2. Look up how a lumberjack dresses: checkered/manly/badly -> Recognise as indirect insult
3. Apply “yo momma *insert synonyms*” joke template.

The thing is this sort of thing would take a huge knowledge database that I don’t have/won’t learn soon, that includes the dress style of lumberjacks. And it’s not something I would do, really. My program is too smartass already by taking everything literally and seriously.


  [ # 5 ]

If Morti had a response for that input (he does not), he would probably respond with “I’m sure all the lumberjacks are jealous!”. The trick here is not just in detecting sarcasm, but in judging whether to respond in kind or not, and that’s a long way off for pretty much all chatbots, these days.


  [ # 6 ]

Yeah…it’s all fun and games until a chatbot gets hurt! or maybe gets its feelings hurt. wink


  [ # 7 ]

This got me to thinking that I need to either create a category (or several) to convert from singular (e.g. lumberjack) to plural (lumberjacks) and back, which isn’t as easy as it sounds. It may be better to use Program O’s custom tag support to support <singular> and <plural> tags, which would allow much greater flexibility with the conversion process. After all, the rules for such conversions in English are rather convoluted, depending on the word. smile


  [ # 8 ]
Dave Morton - Aug 25, 2016:

judging whether to respond in kind or not, and that’s a long way off for pretty much all chatbots, these days.

Judging, or deciding. Humans don’t exactly do a whole psycho-analysis either before reacting to an insult. There is some fascinating research on telling personality from text, and there are all sorts of user reactions you could monitor to categorise their sense of humour and mood, but on that point I’m going to have to agree that current chatbot systems aren’t designed to incorporate that many variables, and it would take me months all the same. Mixing humour with insults sounds like a bad idea anyway.

De-pluralisation is quite a fuss indeed.
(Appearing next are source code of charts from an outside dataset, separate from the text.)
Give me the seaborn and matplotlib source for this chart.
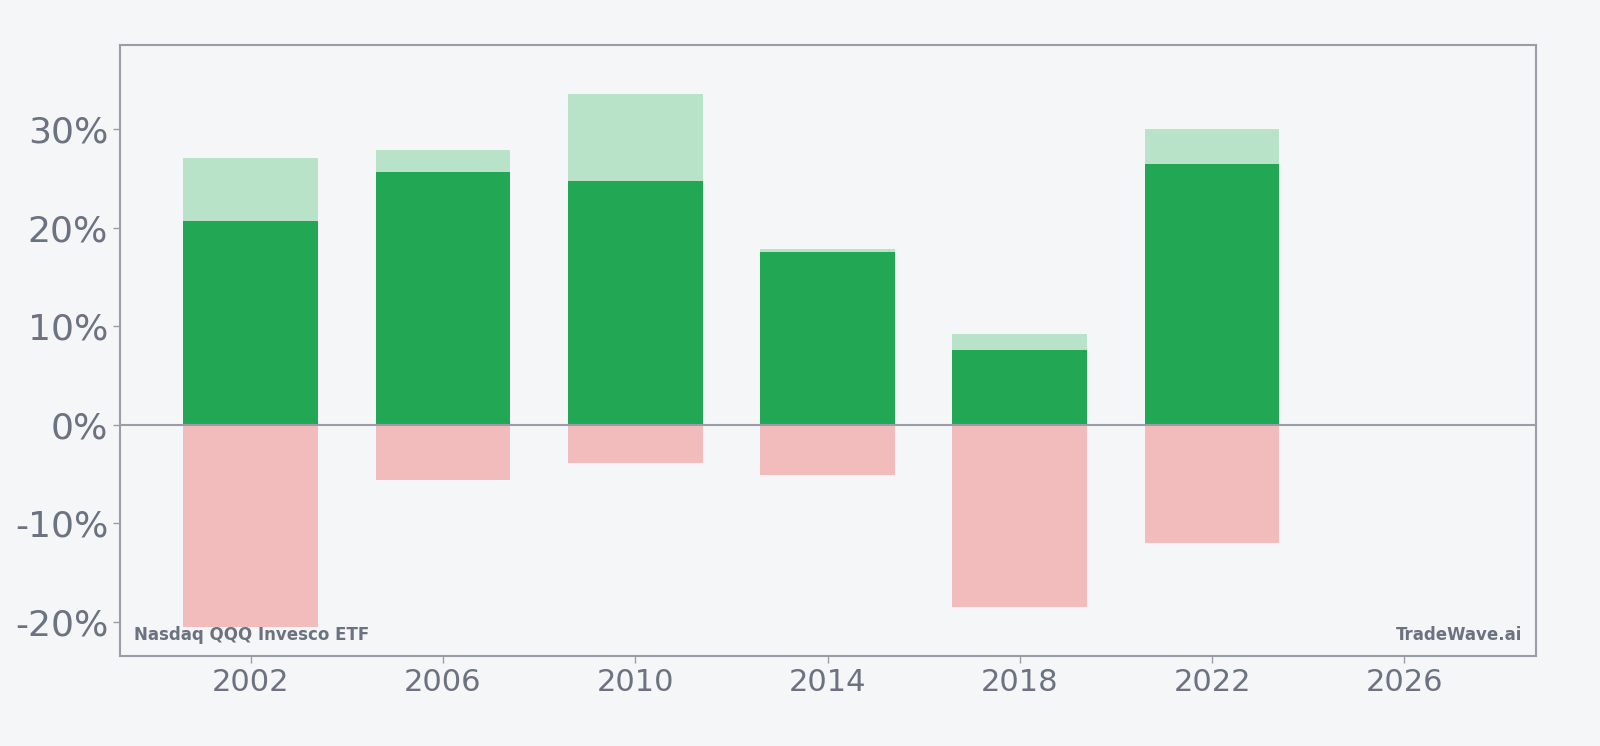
import numpy as np
import pandas as pd
import seaborn as sns
import matplotlib.pyplot as plt
from matplotlib.ticker import FuncFormatter

# values (percent)
years = [2002, 2006, 2010, 2014, 2018, 2022]
best = [27.1, 27.9, 33.6, 17.9, 9.2, 30.0]
ret = [20.7, 25.7, 24.8, 17.6, 7.6, 26.5]
worst = [-20.5, -5.6, -3.9, -5.1, -18.5, -12.0]

bg = "#f4f6f8"
txt = "#6b7280"
edge = "#9a9ca6"

sns.set_style("white")
plt.rcParams["font.family"] = ["DejaVu Sans"]

df = pd.DataFrame({"year": years, "best": best, "ret": ret, "worst": worst})

fig = plt.figure(figsize=(16, 7.46), dpi=100, facecolor=bg)
ax = fig.add_axes([0.075, 0.1206, 0.885, 0.8194])
ax.set_facecolor(bg)

sns.barplot(data=df, x="year", y="best", native_scale=True, width=0.7,
            color="#b8e3c8", saturation=1, linewidth=0, ax=ax)
sns.barplot(data=df, x="year", y="ret", native_scale=True, width=0.7,
            color="#22a854", saturation=1, linewidth=0, ax=ax)
sns.barplot(data=df, x="year", y="worst", native_scale=True, width=0.7,
            color="#f3bcbc", saturation=1, linewidth=0, ax=ax)

ax.axhline(0, color=edge, lw=1.5, zorder=5)

ax.set_xlim(1999.28, 2028.74)
ax.set_ylim(-23.46, 38.6)
ax.set_xticks([2002, 2006, 2010, 2014, 2018, 2022, 2026])
ax.set_xticklabels(["2002", "2006", "2010", "2014", "2018", "2022", "2026"])
ax.set_yticks([-20, -10, 0, 10, 20, 30])
ax.yaxis.set_major_formatter(FuncFormatter(lambda v, p: f"{v:.0f}%"))
ax.set_xlabel("")
ax.set_ylabel("")

ax.tick_params(axis="y", labelsize=26, colors=edge, labelcolor=txt, length=5, width=1, left=True)
ax.tick_params(axis="x", labelsize=22, colors=edge, labelcolor=txt, length=5, width=1, bottom=True)
for s in ax.spines.values():
    s.set_color(edge)
    s.set_linewidth(1.5)

ax.text(0.01, 0.02, "Nasdaq QQQ Invesco ETF", transform=ax.transAxes,
        fontsize=12, fontweight="bold", color=txt, ha="left", va="bottom")
ax.text(0.99, 0.02, "TradeWave.ai", transform=ax.transAxes,
        fontsize=12, fontweight="bold", color=txt, ha="right", va="bottom")

fig.savefig("out.png", dpi=100, facecolor=bg)
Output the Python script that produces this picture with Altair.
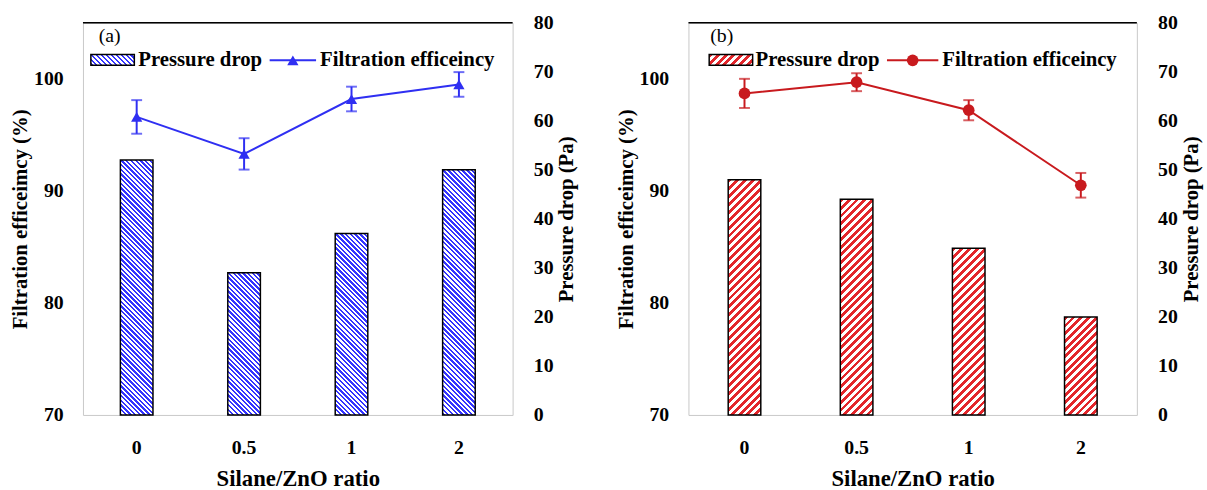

Here’s a decent site on the rules:
Mind you, the -ves vs -fes rule is most inconsistent, though I recall making a sub-rule for -lves and -ives that had rare to no exceptions.


  [ # 9 ]

“Mixing humour with insults sounds like a bad idea anyway.”

I agree, even though that is the underlying premise behind many chatbot retorts and those vast numbers of “Yo Mamma” responses, I find them equally unnecessary and without charm.

The “turning the tables” wordplay on the user is, however, a clever method to allow the bot an acceptable reply in some instances while also injecting a touch of humor, if the user is inclined to play along.

It might be best to describe the bot’s personality before hand as either a mischievous, wiseguy, an ordinary assistant or an eccentric wizard. This sets the tone for discussion in a lot of circumstances but certainly does not preclude some miscreant from jerking the chain of the bot’s sanity or reason. In these cases most bots have routines for handling rough, vulgar or simply annoying behavior. I have seen some bots that provide a couple of warnings then completely shut down leaving the user in the dark! <insert nodding smiley face here>.


  [ # 10 ]

Mine just keeps insisting on an apology when a certain level of insult has been crossed, as a discouragement and lesson in good manners. I put it in there after reading transcripts of the Loebner Prize rolleyes. Luckily detecting insults is the same as detecting compliments with bad words, and I do indulge compliments.